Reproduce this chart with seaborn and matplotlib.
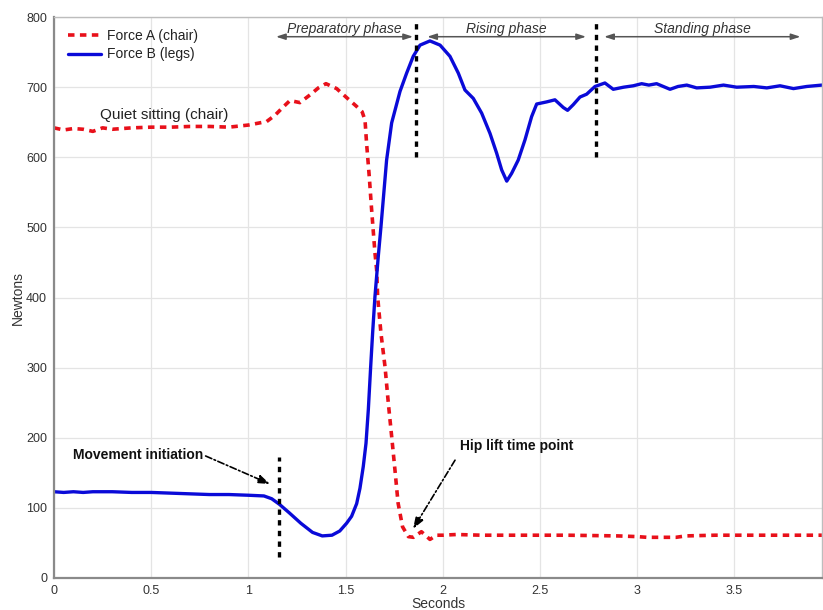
import matplotlib
matplotlib.use("Agg")
import matplotlib.pyplot as plt
import seaborn as sns
import pandas as pd

# Sit-to-stand ground reaction forces
t_chair = [0.00, 0.05, 0.10, 0.15, 0.20, 0.25, 0.30, 0.40, 0.50, 0.60, 0.70, 0.80,
           0.90, 1.00, 1.094, 1.137, 1.18, 1.214, 1.265, 1.317, 1.36, 1.399, 1.454,
           1.514, 1.555, 1.585, 1.60, 1.608, 1.622, 1.634, 1.651, 1.66, 1.665, 1.682,
           1.703, 1.72, 1.737, 1.754, 1.77, 1.793, 1.823, 1.849, 1.89, 1.934, 1.968,
           2.00, 2.07, 2.20, 2.40, 2.64, 2.90, 3.00, 3.05, 3.20, 3.25, 3.40, 3.60,
           3.80, 3.95]
force_chair = [642, 639, 641, 640, 637, 642, 640, 642, 643, 643, 644, 644,
               643, 646, 651, 660, 672, 681, 678, 689, 699, 705, 698,
               683, 673, 665, 653, 620, 572, 525, 464, 439, 401, 349,
               301, 249, 202, 154, 107, 73, 59, 58, 66, 55, 61,
               61, 62, 61, 61, 61, 60, 59, 58, 58, 60, 61, 61,
               61, 61]

t_legs = [0.00, 0.05, 0.10, 0.15, 0.20, 0.30, 0.40, 0.50, 0.60, 0.70, 0.80, 0.90,
          1.00, 1.08, 1.12, 1.16, 1.21, 1.27, 1.33, 1.38, 1.43, 1.47, 1.505, 1.531,
          1.557, 1.574, 1.591, 1.605, 1.617, 1.629, 1.639, 1.651, 1.668, 1.682,
          1.711, 1.737, 1.78, 1.814, 1.848, 1.883, 1.934, 1.986, 2.037, 2.08, 2.114,
          2.157, 2.20, 2.243, 2.277, 2.303, 2.329, 2.354, 2.388, 2.423, 2.457, 2.483,
          2.534, 2.577, 2.62, 2.642, 2.671, 2.706, 2.74, 2.783, 2.834, 2.877, 2.93,
          2.98, 3.023, 3.06, 3.10, 3.169, 3.21, 3.255, 3.306, 3.375, 3.444, 3.512,
          3.60, 3.667, 3.735, 3.804, 3.872, 3.95]
force_legs = [123, 122, 123, 122, 123, 123, 122, 122, 121, 120, 119, 119,
              118, 117, 113, 105, 93, 78, 65, 60, 61, 67, 78, 88,
              106, 128, 159, 192, 240, 301, 349, 401, 458, 501,
              596, 649, 694, 720, 744, 760, 766, 760, 744, 720, 696,
              684, 663, 634, 606, 582, 566, 577, 596, 625, 658, 676,
              679, 682, 671, 667, 675, 686, 690, 701, 706, 697, 700,
              702, 705, 703, 705, 697, 701, 703, 699, 700, 703, 700,
              701, 699, 702, 698, 701, 703]

series_labels = ["Force A (chair)", "Force B (legs)"]
y_ticks = [0, 100, 200, 300, 400, 500, 600, 700, 800]
x_ticks = [0, 0.5, 1, 1.5, 2, 2.5, 3, 3.5]
x_tick_labels = ["0", "0.5", "1", "1.5", "2", "2.5", "3", "3.5"]

# Event markers (seconds)
t_initiation = 1.16
t_hip_lift = 1.862
t_standing = 2.786

sns.set_style("whitegrid")
plt.rcParams["font.family"] = ["Liberation Sans", "DejaVu Sans"]

df_chair = pd.DataFrame({"t": t_chair, "force": force_chair})
df_legs = pd.DataFrame({"t": t_legs, "force": force_legs})

fig = plt.figure(figsize=(8.23, 6.10), dpi=100)
ax = fig.add_axes([0.0656, 0.0525, 0.933, 0.9195])

sns.lineplot(data=df_chair, x="t", y="force", ax=ax, color="#e8101a",
             linewidth=2.6, linestyle=(0, (1.8, 1.5)), label=series_labels[0],
             estimator=None, sort=False)
sns.lineplot(data=df_legs, x="t", y="force", ax=ax, color="#0a0ad8",
             linewidth=2.4, label=series_labels[1], estimator=None, sort=False)
for ln in ax.lines:
    ln.set_solid_joinstyle("round")
    ln.set_dash_joinstyle("round")

ax.set_xlim(0, 3.95)
ax.set_ylim(0, 800)
ax.set_xticks(x_ticks)
ax.set_xticklabels(x_tick_labels)
ax.set_yticks(y_ticks)
ax.grid(True, color="#e4e4e4", linewidth=0.9)
ax.tick_params(axis="both", direction="in", length=4, width=1, color="#888888",
               labelsize=9, labelcolor="#333333", pad=5)
for side in ["left", "bottom"]:
    ax.spines[side].set_color("#8a8a8a")
    ax.spines[side].set_linewidth(1.6)
for side in ["top", "right"]:
    ax.spines[side].set_color("#bdbdbd")
    ax.spines[side].set_linewidth(1.0)

ax.set_xlabel("Seconds", fontsize=10, color="#333333", labelpad=0)
ax.set_ylabel("Newtons", fontsize=10, color="#333333", labelpad=0.5)

# Phase boundaries
vkw = dict(color="black", linewidth=2.4, linestyle=(0, (1.6, 1.6)))
ax.plot([t_initiation, t_initiation], [30, 172], **vkw)
ax.plot([t_hip_lift, t_hip_lift], [601, 796], **vkw)
ax.plot([t_standing, t_standing], [601, 796], **vkw)

# Phase spans
phases = [("Preparatory phase", 1.142, 1.847),
          ("Rising phase", 1.92, 2.737),
          ("Standing phase", 2.83, 3.84)]
for name, a, b in phases:
    ax.annotate("", xy=(b, 772), xytext=(a, 772),
                arrowprops=dict(arrowstyle="<|-|>,head_length=0.55,head_width=0.18",
                                color="#555555", lw=1.1, shrinkA=0, shrinkB=0))
    ax.text((a + b) / 2, 773, name, ha="center", va="bottom", fontsize=10,
            style="italic", color="#333333")

ax.text(0.237, 660, "Quiet sitting (chair)", fontsize=11, color="#222222",
        ha="left", va="center")

# Event callouts with dash-dot pointers
akw = dict(arrowstyle="-|>,head_length=0.7,head_width=0.25", color="black",
           lw=1.2, linestyle=(0, (4, 1.5, 1, 1.5)), shrinkA=0, shrinkB=0)
ax.text(0.766, 175, "Movement initiation", fontsize=10, fontweight="bold",
        color="#111111", ha="right", va="center")
ax.annotate("", xy=(1.111, 134), xytext=(0.78, 174), arrowprops=akw)
ax.text(2.088, 188, "Hip lift time point", fontsize=10, fontweight="bold",
        color="#111111", ha="left", va="center")
ax.annotate("", xy=(1.847, 70), xytext=(2.063, 168), arrowprops=akw)

leg = ax.legend(loc="upper left", bbox_to_anchor=(0.0, 1.003), frameon=False,
                fontsize=10, handlelength=2.4, handletextpad=0.4,
                borderaxespad=0.6, labelspacing=0.3)
for txt in leg.get_texts():
    txt.set_color("#222222")

fig.savefig("out.png", dpi=100)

• [What is required]
Quote in full the listing given above; the images are to be left out.

• [Response]
Reproduce this chart with seaborn and matplotlib.
import matplotlib
matplotlib.use("Agg")
import matplotlib.pyplot as plt
import seaborn as sns
import pandas as pd

# Sit-to-stand ground reaction forces
t_chair = [0.00, 0.05, 0.10, 0.15, 0.20, 0.25, 0.30, 0.40, 0.50, 0.60, 0.70, 0.80,
           0.90, 1.00, 1.094, 1.137, 1.18, 1.214, 1.265, 1.317, 1.36, 1.399, 1.454,
           1.514, 1.555, 1.585, 1.60, 1.608, 1.622, 1.634, 1.651, 1.66, 1.665, 1.682,
           1.703, 1.72, 1.737, 1.754, 1.77, 1.793, 1.823, 1.849, 1.89, 1.934, 1.968,
           2.00, 2.07, 2.20, 2.40, 2.64, 2.90, 3.00, 3.05, 3.20, 3.25, 3.40, 3.60,
           3.80, 3.95]
force_chair = [642, 639, 641, 640, 637, 642, 640, 642, 643, 643, 644, 644,
               643, 646, 651, 660, 672, 681, 678, 689, 699, 705, 698,
               683, 673, 665, 653, 620, 572, 525, 464, 439, 401, 349,
               301, 249, 202, 154, 107, 73, 59, 58, 66, 55, 61,
               61, 62, 61, 61, 61, 60, 59, 58, 58, 60, 61, 61,
               61, 61]

t_legs = [0.00, 0.05, 0.10, 0.15, 0.20, 0.30, 0.40, 0.50, 0.60, 0.70, 0.80, 0.90,
          1.00, 1.08, 1.12, 1.16, 1.21, 1.27, 1.33, 1.38, 1.43, 1.47, 1.505, 1.531,
          1.557, 1.574, 1.591, 1.605, 1.617, 1.629, 1.639, 1.651, 1.668, 1.682,
          1.711, 1.737, 1.78, 1.814, 1.848, 1.883, 1.934, 1.986, 2.037, 2.08, 2.114,
          2.157, 2.20, 2.243, 2.277, 2.303, 2.329, 2.354, 2.388, 2.423, 2.457, 2.483,
          2.534, 2.577, 2.62, 2.642, 2.671, 2.706, 2.74, 2.783, 2.834, 2.877, 2.93,
          2.98, 3.023, 3.06, 3.10, 3.169, 3.21, 3.255, 3.306, 3.375, 3.444, 3.512,
          3.60, 3.667, 3.735, 3.804, 3.872, 3.95]
force_legs = [123, 122, 123, 122, 123, 123, 122, 122, 121, 120, 119, 119,
              118, 117, 113, 105, 93, 78, 65, 60, 61, 67, 78, 88,
              106, 128, 159, 192, 240, 301, 349, 401, 458, 501,
              596, 649, 694, 720, 744, 760, 766, 760, 744, 720, 696,
              684, 663, 634, 606, 582, 566, 577, 596, 625, 658, 676,
              679, 682, 671, 667, 675, 686, 690, 701, 706, 697, 700,
              702, 705, 703, 705, 697, 701, 703, 699, 700, 703, 700,
              701, 699, 702, 698, 701, 703]

series_labels = ["Force A (chair)", "Force B (legs)"]
y_ticks = [0, 100, 200, 300, 400, 500, 600, 700, 800]
x_ticks = [0, 0.5, 1, 1.5, 2, 2.5, 3, 3.5]
x_tick_labels = ["0", "0.5", "1", "1.5", "2", "2.5", "3", "3.5"]

# Event markers (seconds)
t_initiation = 1.16
t_hip_lift = 1.862
t_standing = 2.786

sns.set_style("whitegrid")
plt.rcParams["font.family"] = ["Liberation Sans", "DejaVu Sans"]

df_chair = pd.DataFrame({"t": t_chair, "force": force_chair})
df_legs = pd.DataFrame({"t": t_legs, "force": force_legs})

fig = plt.figure(figsize=(8.23, 6.10), dpi=100)
ax = fig.add_axes([0.0656, 0.0525, 0.933, 0.9195])

sns.lineplot(data=df_chair, x="t", y="force", ax=ax, color="#e8101a",
             linewidth=2.6, linestyle=(0, (1.8, 1.5)), label=series_labels[0],
             estimator=None, sort=False)
sns.lineplot(data=df_legs, x="t", y="force", ax=ax, color="#0a0ad8",
             linewidth=2.4, label=series_labels[1], estimator=None, sort=False)
for ln in ax.lines:
    ln.set_solid_joinstyle("round")
    ln.set_dash_joinstyle("round")

ax.set_xlim(0, 3.95)
ax.set_ylim(0, 800)
ax.set_xticks(x_ticks)
ax.set_xticklabels(x_tick_labels)
ax.set_yticks(y_ticks)
ax.grid(True, color="#e4e4e4", linewidth=0.9)
ax.tick_params(axis="both", direction="in", length=4, width=1, color="#888888",
               labelsize=9, labelcolor="#333333", pad=5)
for side in ["left", "bottom"]:
    ax.spines[side].set_color("#8a8a8a")
    ax.spines[side].set_linewidth(1.6)
for side in ["top", "right"]:
    ax.spines[side].set_color("#bdbdbd")
    ax.spines[side].set_linewidth(1.0)

ax.set_xlabel("Seconds", fontsize=10, color="#333333", labelpad=0)
ax.set_ylabel("Newtons", fontsize=10, color="#333333", labelpad=0.5)

# Phase boundaries
vkw = dict(color="black", linewidth=2.4, linestyle=(0, (1.6, 1.6)))
ax.plot([t_initiation, t_initiation], [30, 172], **vkw)
ax.plot([t_hip_lift, t_hip_lift], [601, 796], **vkw)
ax.plot([t_standing, t_standing], [601, 796], **vkw)

# Phase spans
phases = [("Preparatory phase", 1.142, 1.847),
          ("Rising phase", 1.92, 2.737),
          ("Standing phase", 2.83, 3.84)]
for name, a, b in phases:
    ax.annotate("", xy=(b, 772), xytext=(a, 772),
                arrowprops=dict(arrowstyle="<|-|>,head_length=0.55,head_width=0.18",
                                color="#555555", lw=1.1, shrinkA=0, shrinkB=0))
    ax.text((a + b) / 2, 773, name, ha="center", va="bottom", fontsize=10,
            style="italic", color="#333333")

ax.text(0.237, 660, "Quiet sitting (chair)", fontsize=11, color="#222222",
        ha="left", va="center")

# Event callouts with dash-dot pointers
akw = dict(arrowstyle="-|>,head_length=0.7,head_width=0.25", color="black",
           lw=1.2, linestyle=(0, (4, 1.5, 1, 1.5)), shrinkA=0, shrinkB=0)
ax.text(0.766, 175, "Movement initiation", fontsize=10, fontweight="bold",
        color="#111111", ha="right", va="center")
ax.annotate("", xy=(1.111, 134), xytext=(0.78, 174), arrowprops=akw)
ax.text(2.088, 188, "Hip lift time point", fontsize=10, fontweight="bold",
        color="#111111", ha="left", va="center")
ax.annotate("", xy=(1.847, 70), xytext=(2.063, 168), arrowprops=akw)

leg = ax.legend(loc="upper left", bbox_to_anchor=(0.0, 1.003), frameon=False,
                fontsize=10, handlelength=2.4, handletextpad=0.4,
                borderaxespad=0.6, labelspacing=0.3)
for txt in leg.get_texts():
    txt.set_color("#222222")

fig.savefig("out.png", dpi=100)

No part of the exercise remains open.